## RECORDS PROVIDED

════════

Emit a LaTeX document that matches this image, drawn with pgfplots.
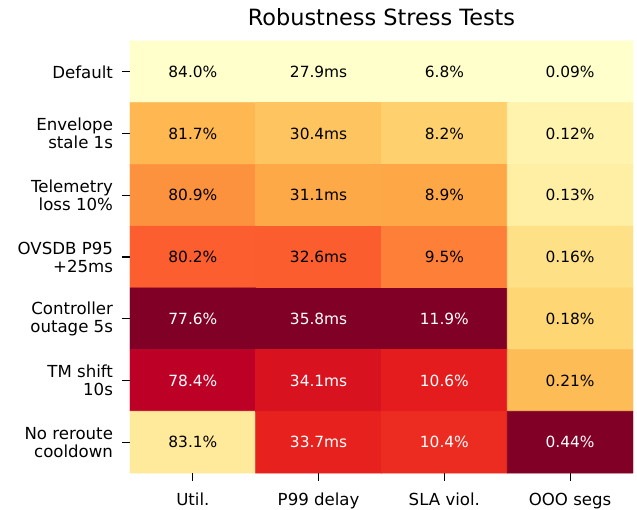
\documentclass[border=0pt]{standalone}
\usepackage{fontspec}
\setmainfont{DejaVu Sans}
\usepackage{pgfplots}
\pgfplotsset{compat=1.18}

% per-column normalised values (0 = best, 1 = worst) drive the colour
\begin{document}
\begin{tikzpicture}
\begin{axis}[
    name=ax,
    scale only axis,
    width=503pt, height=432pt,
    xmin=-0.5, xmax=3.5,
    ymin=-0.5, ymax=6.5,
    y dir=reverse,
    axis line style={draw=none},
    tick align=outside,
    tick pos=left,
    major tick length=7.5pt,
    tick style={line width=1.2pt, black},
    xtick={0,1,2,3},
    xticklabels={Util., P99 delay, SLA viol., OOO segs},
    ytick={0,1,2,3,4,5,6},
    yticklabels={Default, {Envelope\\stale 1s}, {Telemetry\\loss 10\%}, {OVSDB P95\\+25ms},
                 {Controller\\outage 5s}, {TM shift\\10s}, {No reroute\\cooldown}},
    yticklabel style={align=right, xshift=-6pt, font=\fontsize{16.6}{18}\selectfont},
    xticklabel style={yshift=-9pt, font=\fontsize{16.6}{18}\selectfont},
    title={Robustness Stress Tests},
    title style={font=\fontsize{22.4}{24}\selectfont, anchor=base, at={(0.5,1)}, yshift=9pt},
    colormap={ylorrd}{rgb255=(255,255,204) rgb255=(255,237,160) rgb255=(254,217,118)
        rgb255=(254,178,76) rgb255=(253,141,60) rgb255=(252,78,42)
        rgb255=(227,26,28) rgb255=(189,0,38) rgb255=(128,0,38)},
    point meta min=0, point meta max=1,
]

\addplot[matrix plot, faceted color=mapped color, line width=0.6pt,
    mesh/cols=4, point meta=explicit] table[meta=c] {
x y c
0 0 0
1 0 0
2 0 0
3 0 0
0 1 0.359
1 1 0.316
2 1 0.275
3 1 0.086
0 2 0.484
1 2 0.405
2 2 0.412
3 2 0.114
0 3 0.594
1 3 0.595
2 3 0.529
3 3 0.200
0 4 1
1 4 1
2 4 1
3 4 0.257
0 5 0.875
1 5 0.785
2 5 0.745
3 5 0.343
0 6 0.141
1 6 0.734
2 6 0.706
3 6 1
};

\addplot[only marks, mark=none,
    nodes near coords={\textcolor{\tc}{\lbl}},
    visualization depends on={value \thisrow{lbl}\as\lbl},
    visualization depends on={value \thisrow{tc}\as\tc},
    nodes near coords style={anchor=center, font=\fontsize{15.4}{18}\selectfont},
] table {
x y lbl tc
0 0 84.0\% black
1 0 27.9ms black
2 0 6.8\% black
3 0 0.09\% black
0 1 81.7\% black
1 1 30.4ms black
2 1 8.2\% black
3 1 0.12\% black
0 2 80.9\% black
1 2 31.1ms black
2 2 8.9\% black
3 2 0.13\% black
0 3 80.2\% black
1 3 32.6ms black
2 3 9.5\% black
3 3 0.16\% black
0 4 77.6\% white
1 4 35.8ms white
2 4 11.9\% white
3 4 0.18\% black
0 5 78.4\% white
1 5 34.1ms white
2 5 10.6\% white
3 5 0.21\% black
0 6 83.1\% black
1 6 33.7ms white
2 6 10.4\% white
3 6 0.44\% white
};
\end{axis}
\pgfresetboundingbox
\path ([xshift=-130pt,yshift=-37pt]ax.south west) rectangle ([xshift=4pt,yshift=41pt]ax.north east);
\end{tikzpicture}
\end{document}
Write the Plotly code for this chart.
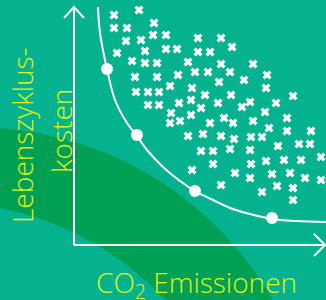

════════

## REQUIREMENT
Restate each entry word for word, leaving out any pictures.

## WRITTEN SOLUTION
Emit a LaTeX document that matches this image, drawn with pgfplots.
\documentclass[border=0pt]{standalone}
\usepackage{fontspec}
\setmainfont{DejaVu Sans}
\usepackage{pgfplots}
\pgfplotsset{compat=1.18}

% per-column normalised values (0 = best, 1 = worst) drive the colour
\begin{document}
\begin{tikzpicture}
\begin{axis}[
    name=ax,
    scale only axis,
    width=503pt, height=432pt,
    xmin=-0.5, xmax=3.5,
    ymin=-0.5, ymax=6.5,
    y dir=reverse,
    axis line style={draw=none},
    tick align=outside,
    tick pos=left,
    major tick length=7.5pt,
    tick style={line width=1.2pt, black},
    xtick={0,1,2,3},
    xticklabels={Util., P99 delay, SLA viol., OOO segs},
    ytick={0,1,2,3,4,5,6},
    yticklabels={Default, {Envelope\\stale 1s}, {Telemetry\\loss 10\%}, {OVSDB P95\\+25ms},
                 {Controller\\outage 5s}, {TM shift\\10s}, {No reroute\\cooldown}},
    yticklabel style={align=right, xshift=-6pt, font=\fontsize{16.6}{18}\selectfont},
    xticklabel style={yshift=-9pt, font=\fontsize{16.6}{18}\selectfont},
    title={Robustness Stress Tests},
    title style={font=\fontsize{22.4}{24}\selectfont, anchor=base, at={(0.5,1)}, yshift=9pt},
    colormap={ylorrd}{rgb255=(255,255,204) rgb255=(255,237,160) rgb255=(254,217,118)
        rgb255=(254,178,76) rgb255=(253,141,60) rgb255=(252,78,42)
        rgb255=(227,26,28) rgb255=(189,0,38) rgb255=(128,0,38)},
    point meta min=0, point meta max=1,
]

\addplot[matrix plot, faceted color=mapped color, line width=0.6pt,
    mesh/cols=4, point meta=explicit] table[meta=c] {
x y c
0 0 0
1 0 0
2 0 0
3 0 0
0 1 0.359
1 1 0.316
2 1 0.275
3 1 0.086
0 2 0.484
1 2 0.405
2 2 0.412
3 2 0.114
0 3 0.594
1 3 0.595
2 3 0.529
3 3 0.200
0 4 1
1 4 1
2 4 1
3 4 0.257
0 5 0.875
1 5 0.785
2 5 0.745
3 5 0.343
0 6 0.141
1 6 0.734
2 6 0.706
3 6 1
};

\addplot[only marks, mark=none,
    nodes near coords={\textcolor{\tc}{\lbl}},
    visualization depends on={value \thisrow{lbl}\as\lbl},
    visualization depends on={value \thisrow{tc}\as\tc},
    nodes near coords style={anchor=center, font=\fontsize{15.4}{18}\selectfont},
] table {
x y lbl tc
0 0 84.0\% black
1 0 27.9ms black
2 0 6.8\% black
3 0 0.09\% black
0 1 81.7\% black
1 1 30.4ms black
2 1 8.2\% black
3 1 0.12\% black
0 2 80.9\% black
1 2 31.1ms black
2 2 8.9\% black
3 2 0.13\% black
0 3 80.2\% black
1 3 32.6ms black
2 3 9.5\% black
3 3 0.16\% black
0 4 77.6\% white
1 4 35.8ms white
2 4 11.9\% white
3 4 0.18\% black
0 5 78.4\% white
1 5 34.1ms white
2 5 10.6\% white
3 5 0.21\% black
0 6 83.1\% black
1 6 33.7ms white
2 6 10.4\% white
3 6 0.44\% white
};
\end{axis}
\pgfresetboundingbox
\path ([xshift=-130pt,yshift=-37pt]ax.south west) rectangle ([xshift=4pt,yshift=41pt]ax.north east);
\end{tikzpicture}
\end{document}
Write the Plotly code for this chart.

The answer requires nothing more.